O levantamento é fruto de projeto de iniciação científica desenvolvido no Laboratório de Conforto Ambiental da universidade. Com o resultado nas mãos, os pesquisadores decidiram aprofundar o mapeamento em sete bairros: Imbiribeira, Soledade, Boa Vista, Madalena, Zumbi, Prado e Pau Ferro. Dessa vez, foram monitorados 40 pontos em cada um deles. Alguns, por serem muito pequenos, foram agrupados em mais de um bairro.
O professor da UFPE ressalta que o resultado é importante para ajudar a construir um conjunto de ações que melhorem o conforto acústico nas áreas mais barulhentas. Uma das principais medidas é o investimento em arborização. Ele cita o caso da Avenida Mascarenhas de Morais como exemplar. “Além de ter intenso movimento de veículos, ônibus, caminhões e motos, o que potencializa o ruído é o fato dessa avenida não ter vegetação, jardins, é uma via muito árida, pouco humanizada. Se há canteiros centrais, árvores, isso melhora a qualidade ambiental da área”, explica.

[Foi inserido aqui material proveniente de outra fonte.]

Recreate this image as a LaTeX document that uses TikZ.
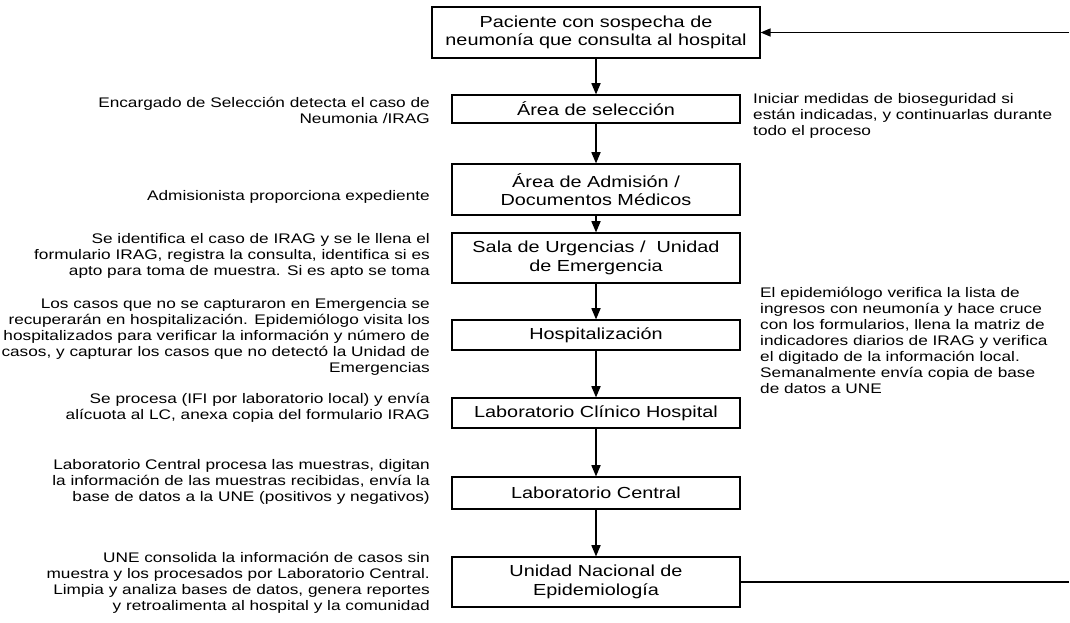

Moradora da Imbiribeira, a aposentada Judite Marçal, 72 anos, conhece bem o desconforto causado pela barulhenta avenida. “Aqui a gente não consegue nem atender o telefone direito. É buzina, moto, caminhão passando. E o calor piora tudo, é sempre muito quente, sem sombra”, lamenta. O local onde a aposentada costuma esperar o ônibus é justamente o ponto de maior pico de ruídos. Na medição dos pesquisadores, chegou a uma média de 82 decibéis. Para se ter uma ideia, é um número próximo ao ruído causado pela decolagem de um avião, também aferido pela pesquisa. Um problema que passa bem longe da rotina do segurança Dimas Celestino da Silva, 50. Há seis anos, ele se mudou para Pau Ferro, uma espécie de área rural dentro dos limites do Recife. Foi em busca do silêncio e da qualidade de vida que o bairro oferece. “Quando você chega, já sente o clima diferente. Vim à procura de oxigênio e tranquilidade. Aqui, barulho só de cigarra, de sabiá. No máximo, um latido de cachorro”, comemora.